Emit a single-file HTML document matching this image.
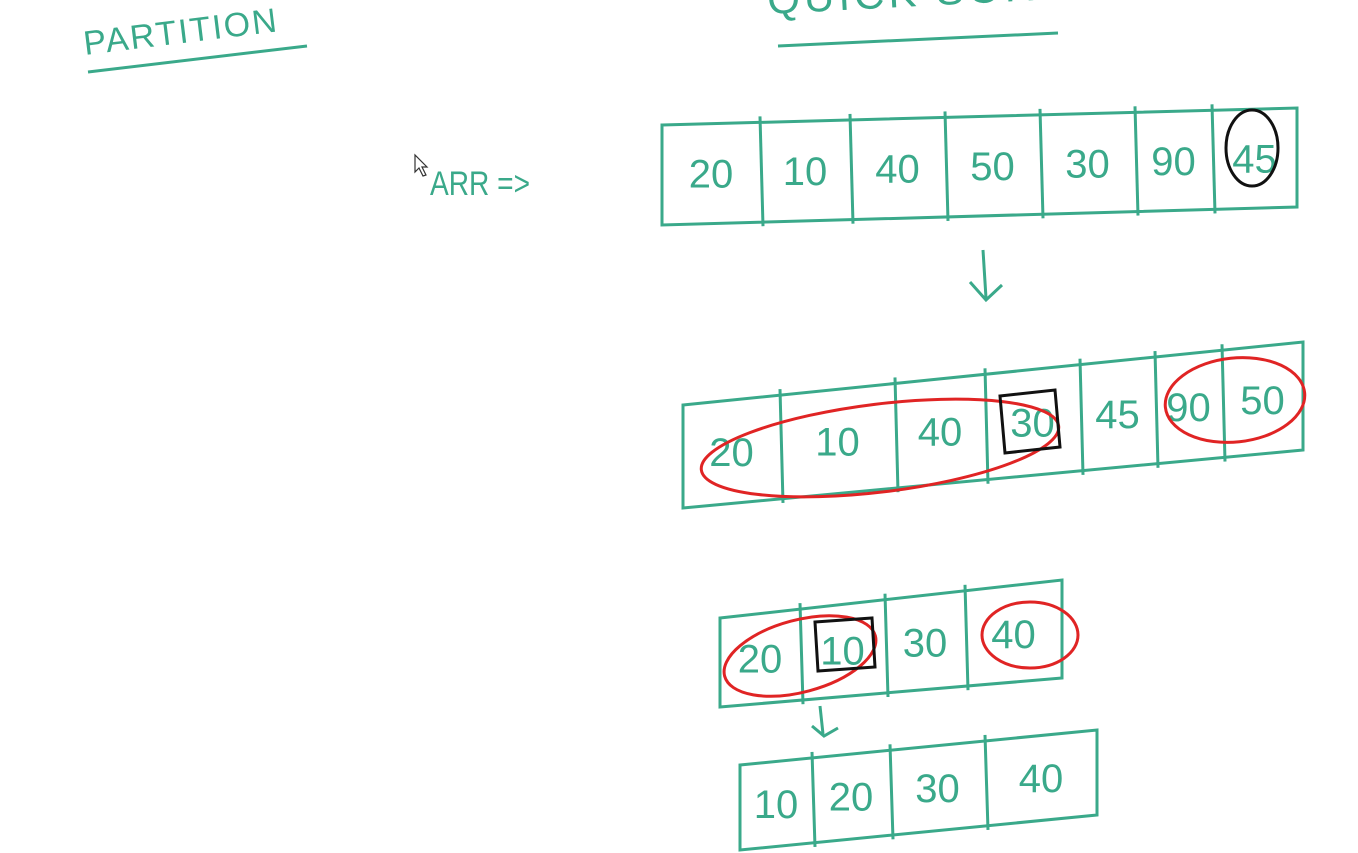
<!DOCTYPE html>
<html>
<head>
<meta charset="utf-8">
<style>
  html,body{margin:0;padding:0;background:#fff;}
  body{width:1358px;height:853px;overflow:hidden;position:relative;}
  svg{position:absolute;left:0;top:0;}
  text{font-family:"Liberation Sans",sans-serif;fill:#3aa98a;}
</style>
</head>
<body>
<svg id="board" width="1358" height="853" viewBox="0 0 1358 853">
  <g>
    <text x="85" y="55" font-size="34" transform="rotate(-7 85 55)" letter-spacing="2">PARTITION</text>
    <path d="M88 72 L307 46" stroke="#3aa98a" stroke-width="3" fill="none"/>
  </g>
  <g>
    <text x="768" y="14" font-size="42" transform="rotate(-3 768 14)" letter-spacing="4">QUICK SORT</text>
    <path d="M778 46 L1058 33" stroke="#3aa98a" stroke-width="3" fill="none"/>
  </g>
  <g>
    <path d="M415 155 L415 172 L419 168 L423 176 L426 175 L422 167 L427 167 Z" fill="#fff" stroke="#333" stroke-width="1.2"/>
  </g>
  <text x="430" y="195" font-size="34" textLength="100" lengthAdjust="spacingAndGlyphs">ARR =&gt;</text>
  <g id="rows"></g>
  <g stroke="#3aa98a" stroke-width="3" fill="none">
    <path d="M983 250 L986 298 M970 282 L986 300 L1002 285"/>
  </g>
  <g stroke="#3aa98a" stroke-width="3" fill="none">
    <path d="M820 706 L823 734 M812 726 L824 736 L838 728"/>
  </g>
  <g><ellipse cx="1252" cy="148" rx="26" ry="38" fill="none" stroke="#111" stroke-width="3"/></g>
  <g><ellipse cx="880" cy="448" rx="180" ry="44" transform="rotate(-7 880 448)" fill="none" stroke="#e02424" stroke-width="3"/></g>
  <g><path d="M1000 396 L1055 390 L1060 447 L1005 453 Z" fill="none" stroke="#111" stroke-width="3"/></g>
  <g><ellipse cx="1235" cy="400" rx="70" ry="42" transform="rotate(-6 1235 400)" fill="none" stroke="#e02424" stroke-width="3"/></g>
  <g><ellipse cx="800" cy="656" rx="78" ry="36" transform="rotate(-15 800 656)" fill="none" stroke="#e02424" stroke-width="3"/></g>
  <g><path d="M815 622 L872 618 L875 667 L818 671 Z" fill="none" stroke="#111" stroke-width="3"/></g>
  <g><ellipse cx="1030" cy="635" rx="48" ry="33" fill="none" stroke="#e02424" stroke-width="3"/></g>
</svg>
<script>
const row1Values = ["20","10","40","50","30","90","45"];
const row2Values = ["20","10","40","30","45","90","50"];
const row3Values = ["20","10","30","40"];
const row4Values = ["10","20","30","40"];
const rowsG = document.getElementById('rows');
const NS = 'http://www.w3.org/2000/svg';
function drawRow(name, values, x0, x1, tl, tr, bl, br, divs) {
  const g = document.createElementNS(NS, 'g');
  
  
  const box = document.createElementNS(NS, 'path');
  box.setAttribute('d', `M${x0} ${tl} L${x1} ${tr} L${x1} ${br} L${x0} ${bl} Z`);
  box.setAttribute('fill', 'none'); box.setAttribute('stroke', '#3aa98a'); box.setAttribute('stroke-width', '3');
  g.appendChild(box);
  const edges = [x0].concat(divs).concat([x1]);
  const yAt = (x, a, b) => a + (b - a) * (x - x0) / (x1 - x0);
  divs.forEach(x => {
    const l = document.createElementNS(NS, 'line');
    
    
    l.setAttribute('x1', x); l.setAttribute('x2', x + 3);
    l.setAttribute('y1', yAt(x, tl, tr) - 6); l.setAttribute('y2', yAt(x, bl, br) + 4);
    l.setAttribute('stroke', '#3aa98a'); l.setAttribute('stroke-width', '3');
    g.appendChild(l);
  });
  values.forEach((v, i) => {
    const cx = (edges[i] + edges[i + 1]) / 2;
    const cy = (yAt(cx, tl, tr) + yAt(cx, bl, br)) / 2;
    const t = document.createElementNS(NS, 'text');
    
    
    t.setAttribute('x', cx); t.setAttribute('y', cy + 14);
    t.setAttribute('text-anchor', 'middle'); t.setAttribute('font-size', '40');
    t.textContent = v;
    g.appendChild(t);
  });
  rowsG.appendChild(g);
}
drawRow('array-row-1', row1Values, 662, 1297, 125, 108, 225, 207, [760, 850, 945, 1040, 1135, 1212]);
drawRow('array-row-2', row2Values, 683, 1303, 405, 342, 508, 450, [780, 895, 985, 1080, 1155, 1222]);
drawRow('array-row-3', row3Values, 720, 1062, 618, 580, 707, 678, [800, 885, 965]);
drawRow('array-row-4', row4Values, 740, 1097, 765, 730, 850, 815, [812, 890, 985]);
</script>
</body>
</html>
########################################
- Task brief
Repeat all of the data above word for word, minus the pictures.

- Output of the exercise
Emit a single-file HTML document matching this image.
<!DOCTYPE html>
<html>
<head>
<meta charset="utf-8">
<style>
  html,body{margin:0;padding:0;background:#fff;}
  body{width:1358px;height:853px;overflow:hidden;position:relative;}
  svg{position:absolute;left:0;top:0;}
  text{font-family:"Liberation Sans",sans-serif;fill:#3aa98a;}
</style>
</head>
<body>
<svg id="board" width="1358" height="853" viewBox="0 0 1358 853">
  <g>
    <text x="85" y="55" font-size="34" transform="rotate(-7 85 55)" letter-spacing="2">PARTITION</text>
    <path d="M88 72 L307 46" stroke="#3aa98a" stroke-width="3" fill="none"/>
  </g>
  <g>
    <text x="768" y="14" font-size="42" transform="rotate(-3 768 14)" letter-spacing="4">QUICK SORT</text>
    <path d="M778 46 L1058 33" stroke="#3aa98a" stroke-width="3" fill="none"/>
  </g>
  <g>
    <path d="M415 155 L415 172 L419 168 L423 176 L426 175 L422 167 L427 167 Z" fill="#fff" stroke="#333" stroke-width="1.2"/>
  </g>
  <text x="430" y="195" font-size="34" textLength="100" lengthAdjust="spacingAndGlyphs">ARR =&gt;</text>
  <g id="rows"></g>
  <g stroke="#3aa98a" stroke-width="3" fill="none">
    <path d="M983 250 L986 298 M970 282 L986 300 L1002 285"/>
  </g>
  <g stroke="#3aa98a" stroke-width="3" fill="none">
    <path d="M820 706 L823 734 M812 726 L824 736 L838 728"/>
  </g>
  <g><ellipse cx="1252" cy="148" rx="26" ry="38" fill="none" stroke="#111" stroke-width="3"/></g>
  <g><ellipse cx="880" cy="448" rx="180" ry="44" transform="rotate(-7 880 448)" fill="none" stroke="#e02424" stroke-width="3"/></g>
  <g><path d="M1000 396 L1055 390 L1060 447 L1005 453 Z" fill="none" stroke="#111" stroke-width="3"/></g>
  <g><ellipse cx="1235" cy="400" rx="70" ry="42" transform="rotate(-6 1235 400)" fill="none" stroke="#e02424" stroke-width="3"/></g>
  <g><ellipse cx="800" cy="656" rx="78" ry="36" transform="rotate(-15 800 656)" fill="none" stroke="#e02424" stroke-width="3"/></g>
  <g><path d="M815 622 L872 618 L875 667 L818 671 Z" fill="none" stroke="#111" stroke-width="3"/></g>
  <g><ellipse cx="1030" cy="635" rx="48" ry="33" fill="none" stroke="#e02424" stroke-width="3"/></g>
</svg>
<script>
const row1Values = ["20","10","40","50","30","90","45"];
const row2Values = ["20","10","40","30","45","90","50"];
const row3Values = ["20","10","30","40"];
const row4Values = ["10","20","30","40"];
const rowsG = document.getElementById('rows');
const NS = 'http://www.w3.org/2000/svg';
function drawRow(name, values, x0, x1, tl, tr, bl, br, divs) {
  const g = document.createElementNS(NS, 'g');
  
  
  const box = document.createElementNS(NS, 'path');
  box.setAttribute('d', `M${x0} ${tl} L${x1} ${tr} L${x1} ${br} L${x0} ${bl} Z`);
  box.setAttribute('fill', 'none'); box.setAttribute('stroke', '#3aa98a'); box.setAttribute('stroke-width', '3');
  g.appendChild(box);
  const edges = [x0].concat(divs).concat([x1]);
  const yAt = (x, a, b) => a + (b - a) * (x - x0) / (x1 - x0);
  divs.forEach(x => {
    const l = document.createElementNS(NS, 'line');
    
    
    l.setAttribute('x1', x); l.setAttribute('x2', x + 3);
    l.setAttribute('y1', yAt(x, tl, tr) - 6); l.setAttribute('y2', yAt(x, bl, br) + 4);
    l.setAttribute('stroke', '#3aa98a'); l.setAttribute('stroke-width', '3');
    g.appendChild(l);
  });
  values.forEach((v, i) => {
    const cx = (edges[i] + edges[i + 1]) / 2;
    const cy = (yAt(cx, tl, tr) + yAt(cx, bl, br)) / 2;
    const t = document.createElementNS(NS, 'text');
    
    
    t.setAttribute('x', cx); t.setAttribute('y', cy + 14);
    t.setAttribute('text-anchor', 'middle'); t.setAttribute('font-size', '40');
    t.textContent = v;
    g.appendChild(t);
  });
  rowsG.appendChild(g);
}
drawRow('array-row-1', row1Values, 662, 1297, 125, 108, 225, 207, [760, 850, 945, 1040, 1135, 1212]);
drawRow('array-row-2', row2Values, 683, 1303, 405, 342, 508, 450, [780, 895, 985, 1080, 1155, 1222]);
drawRow('array-row-3', row3Values, 720, 1062, 618, 580, 707, 678, [800, 885, 965]);
drawRow('array-row-4', row4Values, 740, 1097, 765, 730, 850, 815, [812, 890, 985]);
</script>
</body>
</html>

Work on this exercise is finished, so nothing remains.